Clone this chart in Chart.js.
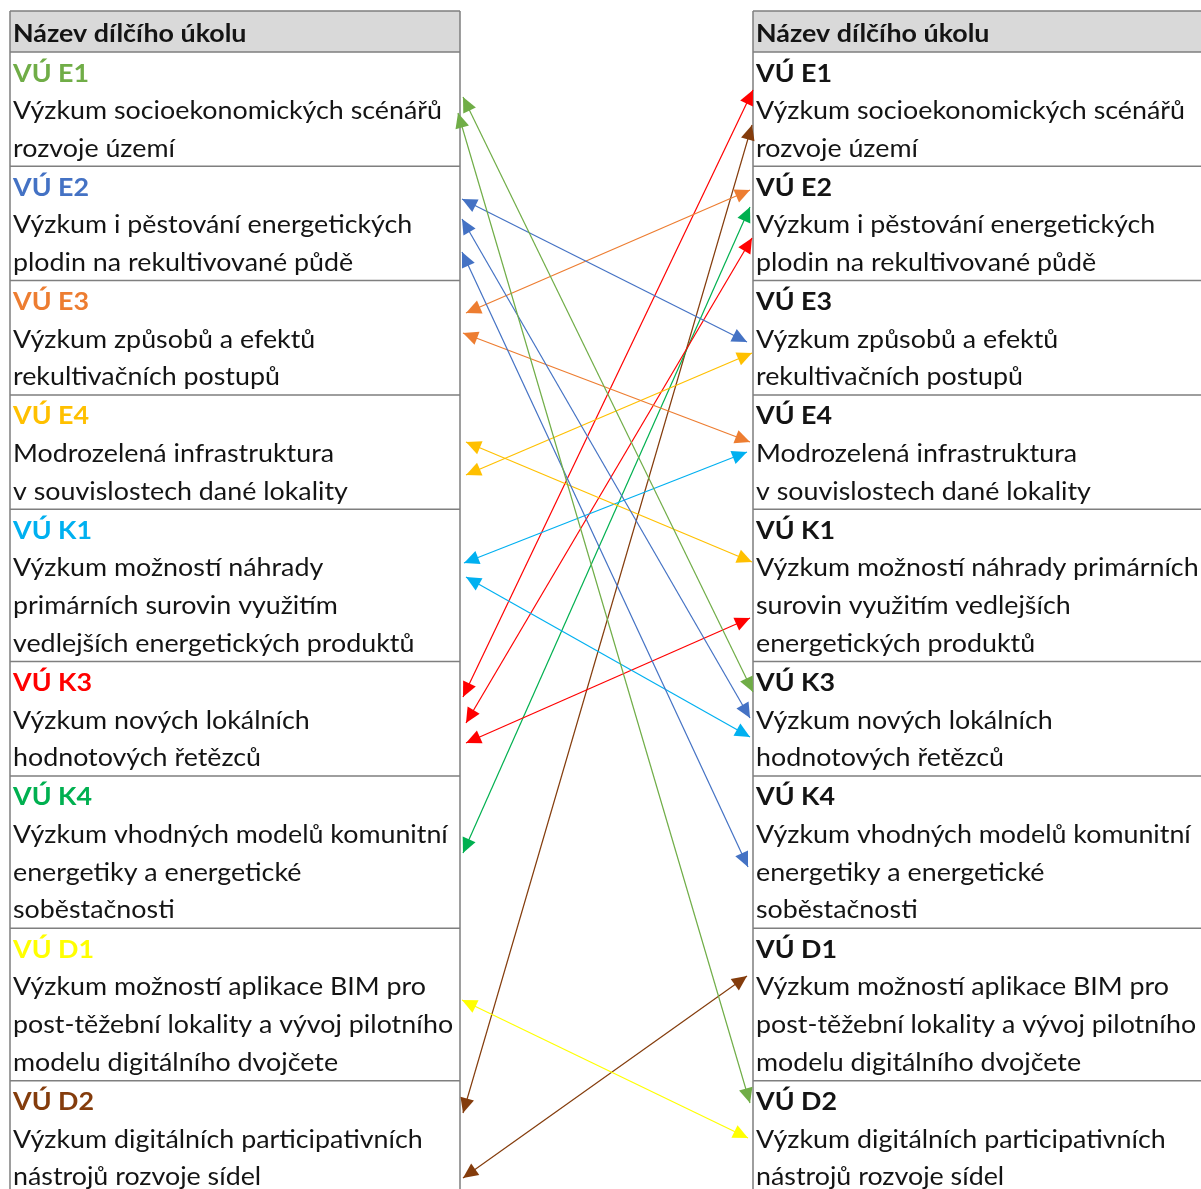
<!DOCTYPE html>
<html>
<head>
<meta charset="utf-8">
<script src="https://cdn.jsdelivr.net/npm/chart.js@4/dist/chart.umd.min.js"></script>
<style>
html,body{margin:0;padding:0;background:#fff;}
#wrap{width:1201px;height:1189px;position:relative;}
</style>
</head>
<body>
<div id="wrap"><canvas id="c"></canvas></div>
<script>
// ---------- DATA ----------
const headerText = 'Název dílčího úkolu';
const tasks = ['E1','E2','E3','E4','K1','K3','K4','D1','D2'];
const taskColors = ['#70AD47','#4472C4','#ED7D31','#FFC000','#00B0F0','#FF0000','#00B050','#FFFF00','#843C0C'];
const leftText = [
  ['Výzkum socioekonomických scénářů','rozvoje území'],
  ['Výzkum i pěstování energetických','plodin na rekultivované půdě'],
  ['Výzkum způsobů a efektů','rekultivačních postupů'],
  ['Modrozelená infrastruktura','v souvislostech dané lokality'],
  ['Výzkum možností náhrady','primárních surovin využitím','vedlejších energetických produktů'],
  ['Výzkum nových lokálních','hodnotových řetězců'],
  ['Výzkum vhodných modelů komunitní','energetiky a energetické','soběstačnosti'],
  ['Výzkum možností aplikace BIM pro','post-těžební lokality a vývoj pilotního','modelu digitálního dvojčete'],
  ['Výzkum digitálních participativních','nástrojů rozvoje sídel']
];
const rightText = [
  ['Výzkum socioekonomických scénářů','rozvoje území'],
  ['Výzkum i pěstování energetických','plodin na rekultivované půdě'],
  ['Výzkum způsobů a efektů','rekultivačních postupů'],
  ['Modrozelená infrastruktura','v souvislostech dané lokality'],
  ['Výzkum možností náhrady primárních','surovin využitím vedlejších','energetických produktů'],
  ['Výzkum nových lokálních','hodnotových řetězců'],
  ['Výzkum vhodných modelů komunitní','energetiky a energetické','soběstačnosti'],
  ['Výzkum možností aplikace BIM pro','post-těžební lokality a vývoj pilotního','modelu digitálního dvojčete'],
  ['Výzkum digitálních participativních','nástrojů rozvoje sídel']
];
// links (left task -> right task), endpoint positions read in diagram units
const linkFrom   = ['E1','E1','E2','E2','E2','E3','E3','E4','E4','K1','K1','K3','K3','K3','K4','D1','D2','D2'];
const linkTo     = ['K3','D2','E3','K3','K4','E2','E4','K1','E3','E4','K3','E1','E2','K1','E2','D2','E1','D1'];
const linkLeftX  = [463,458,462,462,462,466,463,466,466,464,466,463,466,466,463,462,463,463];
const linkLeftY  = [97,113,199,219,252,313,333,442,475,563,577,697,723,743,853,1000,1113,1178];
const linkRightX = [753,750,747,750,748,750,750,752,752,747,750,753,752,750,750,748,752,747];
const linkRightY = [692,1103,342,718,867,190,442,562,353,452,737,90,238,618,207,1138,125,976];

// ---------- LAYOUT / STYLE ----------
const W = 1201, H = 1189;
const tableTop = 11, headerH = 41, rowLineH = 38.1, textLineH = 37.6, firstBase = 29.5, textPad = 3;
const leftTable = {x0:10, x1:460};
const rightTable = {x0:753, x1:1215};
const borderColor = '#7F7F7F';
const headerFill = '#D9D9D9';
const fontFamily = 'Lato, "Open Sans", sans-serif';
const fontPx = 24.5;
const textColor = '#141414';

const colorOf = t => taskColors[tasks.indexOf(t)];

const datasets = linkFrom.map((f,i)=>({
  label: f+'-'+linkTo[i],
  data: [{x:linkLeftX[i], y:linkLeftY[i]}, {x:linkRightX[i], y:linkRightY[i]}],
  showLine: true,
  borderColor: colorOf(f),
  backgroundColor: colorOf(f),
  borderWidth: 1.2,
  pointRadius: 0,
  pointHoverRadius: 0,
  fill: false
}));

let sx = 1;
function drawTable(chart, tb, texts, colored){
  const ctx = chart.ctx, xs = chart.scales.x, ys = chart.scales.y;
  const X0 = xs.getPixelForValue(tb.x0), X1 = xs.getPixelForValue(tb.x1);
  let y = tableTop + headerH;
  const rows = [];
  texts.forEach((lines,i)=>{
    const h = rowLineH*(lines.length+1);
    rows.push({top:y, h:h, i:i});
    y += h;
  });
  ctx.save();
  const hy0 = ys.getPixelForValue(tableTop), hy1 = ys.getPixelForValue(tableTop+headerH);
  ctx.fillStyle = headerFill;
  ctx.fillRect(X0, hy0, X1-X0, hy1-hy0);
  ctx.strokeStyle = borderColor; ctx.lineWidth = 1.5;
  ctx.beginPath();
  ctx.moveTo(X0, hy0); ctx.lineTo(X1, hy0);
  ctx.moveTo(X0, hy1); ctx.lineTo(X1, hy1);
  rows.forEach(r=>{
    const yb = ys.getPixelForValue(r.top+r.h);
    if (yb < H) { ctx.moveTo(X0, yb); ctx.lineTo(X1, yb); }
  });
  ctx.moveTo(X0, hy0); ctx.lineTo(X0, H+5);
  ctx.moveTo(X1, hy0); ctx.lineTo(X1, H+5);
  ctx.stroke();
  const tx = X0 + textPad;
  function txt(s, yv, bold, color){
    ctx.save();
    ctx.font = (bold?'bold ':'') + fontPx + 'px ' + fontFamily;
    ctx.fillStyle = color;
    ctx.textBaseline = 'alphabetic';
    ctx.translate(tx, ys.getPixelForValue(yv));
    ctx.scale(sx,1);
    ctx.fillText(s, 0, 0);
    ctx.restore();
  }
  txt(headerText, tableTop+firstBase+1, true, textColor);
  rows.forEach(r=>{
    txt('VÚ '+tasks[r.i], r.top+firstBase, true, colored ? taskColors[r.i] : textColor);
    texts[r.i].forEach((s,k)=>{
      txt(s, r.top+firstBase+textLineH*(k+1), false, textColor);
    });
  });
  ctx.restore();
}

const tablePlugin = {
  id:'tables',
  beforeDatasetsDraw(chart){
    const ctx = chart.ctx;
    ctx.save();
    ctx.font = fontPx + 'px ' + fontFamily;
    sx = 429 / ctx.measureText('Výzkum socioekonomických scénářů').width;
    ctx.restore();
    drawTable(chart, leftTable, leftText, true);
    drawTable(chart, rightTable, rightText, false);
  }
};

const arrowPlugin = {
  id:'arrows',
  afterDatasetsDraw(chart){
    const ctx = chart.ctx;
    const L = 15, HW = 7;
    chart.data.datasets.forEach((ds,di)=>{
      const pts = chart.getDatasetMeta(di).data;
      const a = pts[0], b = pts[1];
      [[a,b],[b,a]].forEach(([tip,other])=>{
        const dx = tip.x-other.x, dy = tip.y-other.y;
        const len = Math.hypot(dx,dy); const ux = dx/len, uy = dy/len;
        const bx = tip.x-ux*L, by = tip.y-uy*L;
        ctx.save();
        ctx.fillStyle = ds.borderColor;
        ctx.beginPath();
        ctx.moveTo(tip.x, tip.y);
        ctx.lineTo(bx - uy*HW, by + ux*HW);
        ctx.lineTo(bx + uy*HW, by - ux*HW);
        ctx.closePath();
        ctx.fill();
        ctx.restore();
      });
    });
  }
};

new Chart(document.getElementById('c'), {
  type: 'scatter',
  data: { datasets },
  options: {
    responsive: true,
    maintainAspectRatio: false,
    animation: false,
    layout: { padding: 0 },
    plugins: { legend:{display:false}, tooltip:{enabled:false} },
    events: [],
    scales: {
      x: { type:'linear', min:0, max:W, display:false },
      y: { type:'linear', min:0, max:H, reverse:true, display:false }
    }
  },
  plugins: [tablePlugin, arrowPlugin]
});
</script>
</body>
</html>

□ □ □ □ □

▶ Goal of the exercise
Print the complete listing exactly as it stands, without its pictures.

▶ Answer to the task
Clone this chart in Chart.js.
<!DOCTYPE html>
<html>
<head>
<meta charset="utf-8">
<script src="https://cdn.jsdelivr.net/npm/chart.js@4/dist/chart.umd.min.js"></script>
<style>
html,body{margin:0;padding:0;background:#fff;}
#wrap{width:1201px;height:1189px;position:relative;}
</style>
</head>
<body>
<div id="wrap"><canvas id="c"></canvas></div>
<script>
// ---------- DATA ----------
const headerText = 'Název dílčího úkolu';
const tasks = ['E1','E2','E3','E4','K1','K3','K4','D1','D2'];
const taskColors = ['#70AD47','#4472C4','#ED7D31','#FFC000','#00B0F0','#FF0000','#00B050','#FFFF00','#843C0C'];
const leftText = [
  ['Výzkum socioekonomických scénářů','rozvoje území'],
  ['Výzkum i pěstování energetických','plodin na rekultivované půdě'],
  ['Výzkum způsobů a efektů','rekultivačních postupů'],
  ['Modrozelená infrastruktura','v souvislostech dané lokality'],
  ['Výzkum možností náhrady','primárních surovin využitím','vedlejších energetických produktů'],
  ['Výzkum nových lokálních','hodnotových řetězců'],
  ['Výzkum vhodných modelů komunitní','energetiky a energetické','soběstačnosti'],
  ['Výzkum možností aplikace BIM pro','post-těžební lokality a vývoj pilotního','modelu digitálního dvojčete'],
  ['Výzkum digitálních participativních','nástrojů rozvoje sídel']
];
const rightText = [
  ['Výzkum socioekonomických scénářů','rozvoje území'],
  ['Výzkum i pěstování energetických','plodin na rekultivované půdě'],
  ['Výzkum způsobů a efektů','rekultivačních postupů'],
  ['Modrozelená infrastruktura','v souvislostech dané lokality'],
  ['Výzkum možností náhrady primárních','surovin využitím vedlejších','energetických produktů'],
  ['Výzkum nových lokálních','hodnotových řetězců'],
  ['Výzkum vhodných modelů komunitní','energetiky a energetické','soběstačnosti'],
  ['Výzkum možností aplikace BIM pro','post-těžební lokality a vývoj pilotního','modelu digitálního dvojčete'],
  ['Výzkum digitálních participativních','nástrojů rozvoje sídel']
];
// links (left task -> right task), endpoint positions read in diagram units
const linkFrom   = ['E1','E1','E2','E2','E2','E3','E3','E4','E4','K1','K1','K3','K3','K3','K4','D1','D2','D2'];
const linkTo     = ['K3','D2','E3','K3','K4','E2','E4','K1','E3','E4','K3','E1','E2','K1','E2','D2','E1','D1'];
const linkLeftX  = [463,458,462,462,462,466,463,466,466,464,466,463,466,466,463,462,463,463];
const linkLeftY  = [97,113,199,219,252,313,333,442,475,563,577,697,723,743,853,1000,1113,1178];
const linkRightX = [753,750,747,750,748,750,750,752,752,747,750,753,752,750,750,748,752,747];
const linkRightY = [692,1103,342,718,867,190,442,562,353,452,737,90,238,618,207,1138,125,976];

// ---------- LAYOUT / STYLE ----------
const W = 1201, H = 1189;
const tableTop = 11, headerH = 41, rowLineH = 38.1, textLineH = 37.6, firstBase = 29.5, textPad = 3;
const leftTable = {x0:10, x1:460};
const rightTable = {x0:753, x1:1215};
const borderColor = '#7F7F7F';
const headerFill = '#D9D9D9';
const fontFamily = 'Lato, "Open Sans", sans-serif';
const fontPx = 24.5;
const textColor = '#141414';

const colorOf = t => taskColors[tasks.indexOf(t)];

const datasets = linkFrom.map((f,i)=>({
  label: f+'-'+linkTo[i],
  data: [{x:linkLeftX[i], y:linkLeftY[i]}, {x:linkRightX[i], y:linkRightY[i]}],
  showLine: true,
  borderColor: colorOf(f),
  backgroundColor: colorOf(f),
  borderWidth: 1.2,
  pointRadius: 0,
  pointHoverRadius: 0,
  fill: false
}));

let sx = 1;
function drawTable(chart, tb, texts, colored){
  const ctx = chart.ctx, xs = chart.scales.x, ys = chart.scales.y;
  const X0 = xs.getPixelForValue(tb.x0), X1 = xs.getPixelForValue(tb.x1);
  let y = tableTop + headerH;
  const rows = [];
  texts.forEach((lines,i)=>{
    const h = rowLineH*(lines.length+1);
    rows.push({top:y, h:h, i:i});
    y += h;
  });
  ctx.save();
  const hy0 = ys.getPixelForValue(tableTop), hy1 = ys.getPixelForValue(tableTop+headerH);
  ctx.fillStyle = headerFill;
  ctx.fillRect(X0, hy0, X1-X0, hy1-hy0);
  ctx.strokeStyle = borderColor; ctx.lineWidth = 1.5;
  ctx.beginPath();
  ctx.moveTo(X0, hy0); ctx.lineTo(X1, hy0);
  ctx.moveTo(X0, hy1); ctx.lineTo(X1, hy1);
  rows.forEach(r=>{
    const yb = ys.getPixelForValue(r.top+r.h);
    if (yb < H) { ctx.moveTo(X0, yb); ctx.lineTo(X1, yb); }
  });
  ctx.moveTo(X0, hy0); ctx.lineTo(X0, H+5);
  ctx.moveTo(X1, hy0); ctx.lineTo(X1, H+5);
  ctx.stroke();
  const tx = X0 + textPad;
  function txt(s, yv, bold, color){
    ctx.save();
    ctx.font = (bold?'bold ':'') + fontPx + 'px ' + fontFamily;
    ctx.fillStyle = color;
    ctx.textBaseline = 'alphabetic';
    ctx.translate(tx, ys.getPixelForValue(yv));
    ctx.scale(sx,1);
    ctx.fillText(s, 0, 0);
    ctx.restore();
  }
  txt(headerText, tableTop+firstBase+1, true, textColor);
  rows.forEach(r=>{
    txt('VÚ '+tasks[r.i], r.top+firstBase, true, colored ? taskColors[r.i] : textColor);
    texts[r.i].forEach((s,k)=>{
      txt(s, r.top+firstBase+textLineH*(k+1), false, textColor);
    });
  });
  ctx.restore();
}

const tablePlugin = {
  id:'tables',
  beforeDatasetsDraw(chart){
    const ctx = chart.ctx;
    ctx.save();
    ctx.font = fontPx + 'px ' + fontFamily;
    sx = 429 / ctx.measureText('Výzkum socioekonomických scénářů').width;
    ctx.restore();
    drawTable(chart, leftTable, leftText, true);
    drawTable(chart, rightTable, rightText, false);
  }
};

const arrowPlugin = {
  id:'arrows',
  afterDatasetsDraw(chart){
    const ctx = chart.ctx;
    const L = 15, HW = 7;
    chart.data.datasets.forEach((ds,di)=>{
      const pts = chart.getDatasetMeta(di).data;
      const a = pts[0], b = pts[1];
      [[a,b],[b,a]].forEach(([tip,other])=>{
        const dx = tip.x-other.x, dy = tip.y-other.y;
        const len = Math.hypot(dx,dy); const ux = dx/len, uy = dy/len;
        const bx = tip.x-ux*L, by = tip.y-uy*L;
        ctx.save();
        ctx.fillStyle = ds.borderColor;
        ctx.beginPath();
        ctx.moveTo(tip.x, tip.y);
        ctx.lineTo(bx - uy*HW, by + ux*HW);
        ctx.lineTo(bx + uy*HW, by - ux*HW);
        ctx.closePath();
        ctx.fill();
        ctx.restore();
      });
    });
  }
};

new Chart(document.getElementById('c'), {
  type: 'scatter',
  data: { datasets },
  options: {
    responsive: true,
    maintainAspectRatio: false,
    animation: false,
    layout: { padding: 0 },
    plugins: { legend:{display:false}, tooltip:{enabled:false} },
    events: [],
    scales: {
      x: { type:'linear', min:0, max:W, display:false },
      y: { type:'linear', min:0, max:H, reverse:true, display:false }
    }
  },
  plugins: [tablePlugin, arrowPlugin]
});
</script>
</body>
</html>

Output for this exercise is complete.